[Figure scripts]
---+---
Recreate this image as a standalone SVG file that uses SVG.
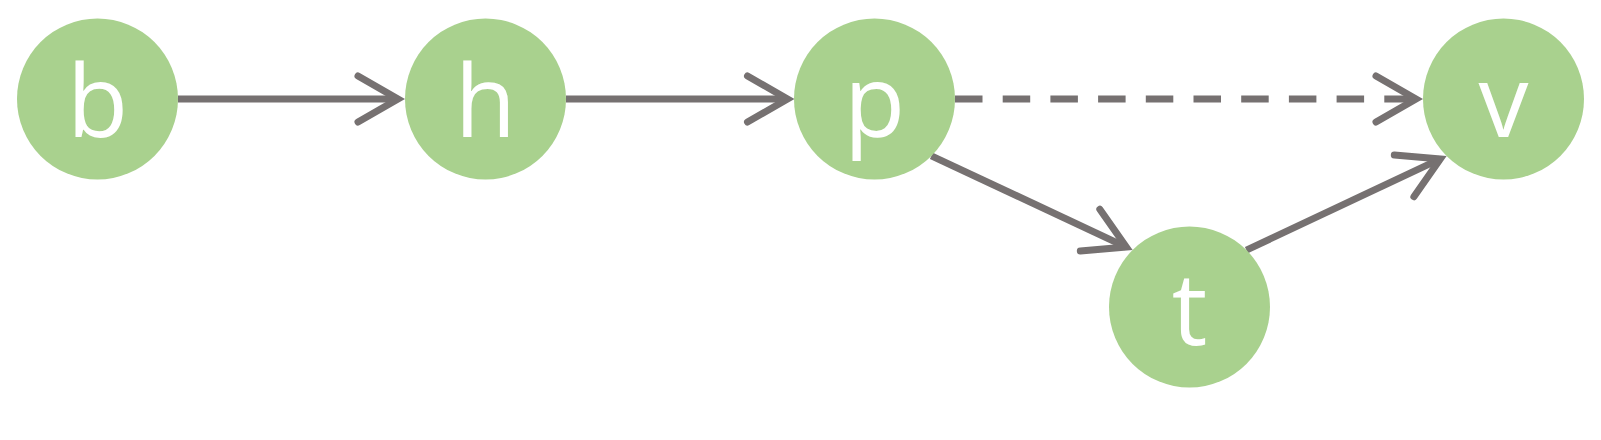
<svg xmlns="http://www.w3.org/2000/svg" width="1601" height="440" viewBox="0 0 1601 440">
<style>
.node circle{fill:#A9D18E}
.node text{fill:#FFFFFF;font-family:"Open Sans","Noto Sans","DejaVu Sans",sans-serif;font-size:100px;font-weight:500;text-anchor:middle}
.edge{stroke:#767171;stroke-width:7;fill:none}
.dash{stroke-dasharray:27.5 20.2}
</style>
<defs>
<marker id="arr" markerUnits="userSpaceOnUse" orient="auto" refX="0" refY="0" markerWidth="10" markerHeight="10" overflow="visible">
<path d="M-40,-23 L0,0 L-40,23" fill="none" stroke="#767171" stroke-width="7" stroke-linecap="round" stroke-linejoin="miter"/>
</marker>
</defs>
<rect width="1601" height="440" fill="#FFFFFF"/>
<g id="connectors">
<line class="edge" x1="178" y1="99" x2="398" y2="99" marker-end="url(#arr)"/>
<line class="edge" x1="566" y1="99" x2="787.5" y2="99" marker-end="url(#arr)"/>
<line class="edge dash" x1="955" y1="99" x2="1416" y2="99" marker-end="url(#arr)"/>
<line class="edge" x1="931.4" y1="155.9" x2="1126.3" y2="247.1" marker-end="url(#arr)"/>
<line class="edge" x1="1246.4" y1="250.1" x2="1440.3" y2="158.9" marker-end="url(#arr)"/>
</g>
<g id="node-b" class="node"><circle cx="97.5" cy="99" r="80.5"/><text x="97.5" y="137">b</text></g>
<g id="node-h" class="node"><circle cx="485.5" cy="99" r="80.5"/><text x="485.5" y="137">h</text></g>
<g id="node-p" class="node"><circle cx="874.5" cy="99" r="80.5"/><text x="874.5" y="137">p</text></g>
<g id="node-v" class="node"><circle cx="1503.5" cy="99" r="80.5"/><text x="1503.5" y="137">v</text></g>
<g id="node-t" class="node"><circle cx="1189.5" cy="307" r="80.5"/><text x="1189.5" y="345">t</text></g>
</svg>
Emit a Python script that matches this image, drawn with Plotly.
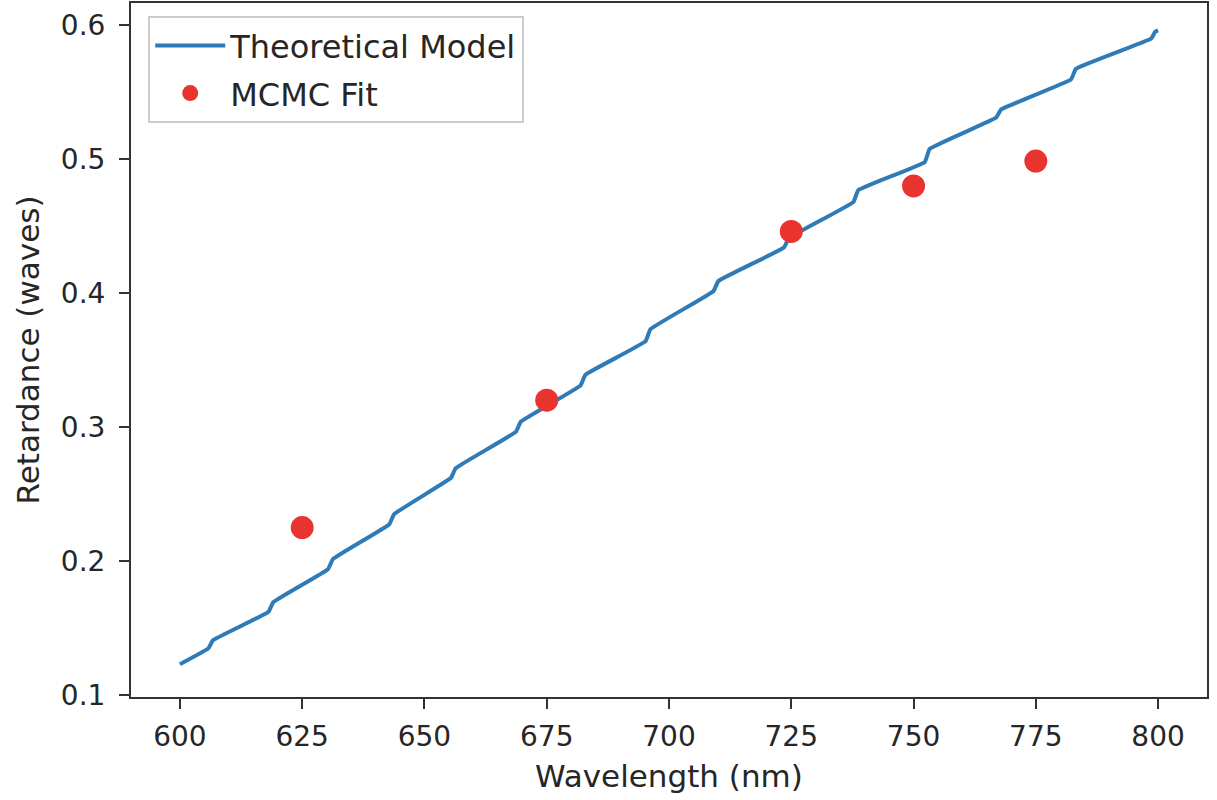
import plotly.graph_objects as go

# Theoretical model (steps drawn as before/after pairs)
model_wavelength = [600, 605.8, 606.8, 618.1, 619.1, 630.3, 631.3, 642.8, 643.8,
                    655.4, 656.4, 668.7, 669.7, 681.9, 682.9, 695.2, 696.2,
                    709.1, 710.1, 723.5, 724.5, 737.7, 738.7, 752.3, 753.3,
                    766.9, 767.9, 782.2, 783.2, 798.6, 799.4, 800]
model_retardance = [0.123, 0.1348, 0.141, 0.162, 0.1693, 0.194, 0.2015, 0.2274, 0.235,
                    0.262, 0.2693, 0.2965, 0.304, 0.331, 0.339, 0.364, 0.373,
                    0.4015, 0.409, 0.434, 0.441, 0.468, 0.4768, 0.4978, 0.5076,
                    0.531, 0.537, 0.5595, 0.5674, 0.590, 0.595, 0.596]

# MCMC fit points
fit_wavelength = [625, 675, 725, 750, 775]
fit_retardance = [0.225, 0.320, 0.446, 0.480, 0.4985]

x_ticks = [600, 625, 650, 675, 700, 725, 750, 775, 800]
y_ticks = [0.1, 0.2, 0.3, 0.4, 0.5, 0.6]

FONT = "DejaVu Sans"
TXT = "#262626"

fig = go.Figure()
fig.add_trace(go.Scatter(
    x=model_wavelength, y=model_retardance, mode="lines",
    name="Theoretical Model", legendgroup="a",
    line=dict(color="#2f7bb8", width=4, shape="spline", smoothing=0.3),
))
fig.add_trace(go.Scatter(
    x=fit_wavelength, y=fit_retardance, mode="markers",
    name="MCMC Fit", legendgroup="b",
    marker=dict(color="#e8332f", size=23, line=dict(width=0)),
))

axis_common = dict(
    showgrid=False, zeroline=False, showline=True, linecolor="#333333",
    linewidth=2, mirror=True, ticks="outside", ticklen=10, tickwidth=2,
    tickcolor="#333333", tickfont=dict(family=FONT, size=28, color=TXT),
)

fig.update_layout(
    width=1217, height=800,
    margin=dict(l=131, r=10, t=1, b=103),
    paper_bgcolor="white", plot_bgcolor="white",
    font=dict(family=FONT, color=TXT),
    xaxis=dict(range=[590, 810], tickvals=x_ticks,
               ticktext=[str(v) for v in x_ticks],
               ticklabelstandoff=3,
               title=dict(text="Wavelength (nm)", font=dict(family=FONT, size=31, color=TXT), standoff=14),
               **axis_common),
    yaxis=dict(range=[0.0985, 0.6165], tickvals=y_ticks,
               ticktext=[f"{v:.1f}" for v in y_ticks],
               ticklabelstandoff=8,
               title=dict(text="Retardance (waves)", font=dict(family=FONT, size=31, color=TXT), standoff=12),
               **axis_common),
    legend=dict(x=0.016, y=0.981, xanchor="left", yanchor="top",
                bgcolor="rgba(255,255,255,0.8)", bordercolor="#cccccc", borderwidth=2,
                font=dict(family=FONT, size=32, color=TXT),
                itemwidth=70, tracegroupgap=3),
    showlegend=True,
)

fig.write_html("out.html")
---+---
#### [Direction]
The lines you need run from the one containing "Emit a Python" down to the one containing "import plotly.graph_objects as go"; print them exactly, both ends included, and leave out pictures.

#### [The solution]
Emit a Python script that matches this image, drawn with Plotly.
import plotly.graph_objects as go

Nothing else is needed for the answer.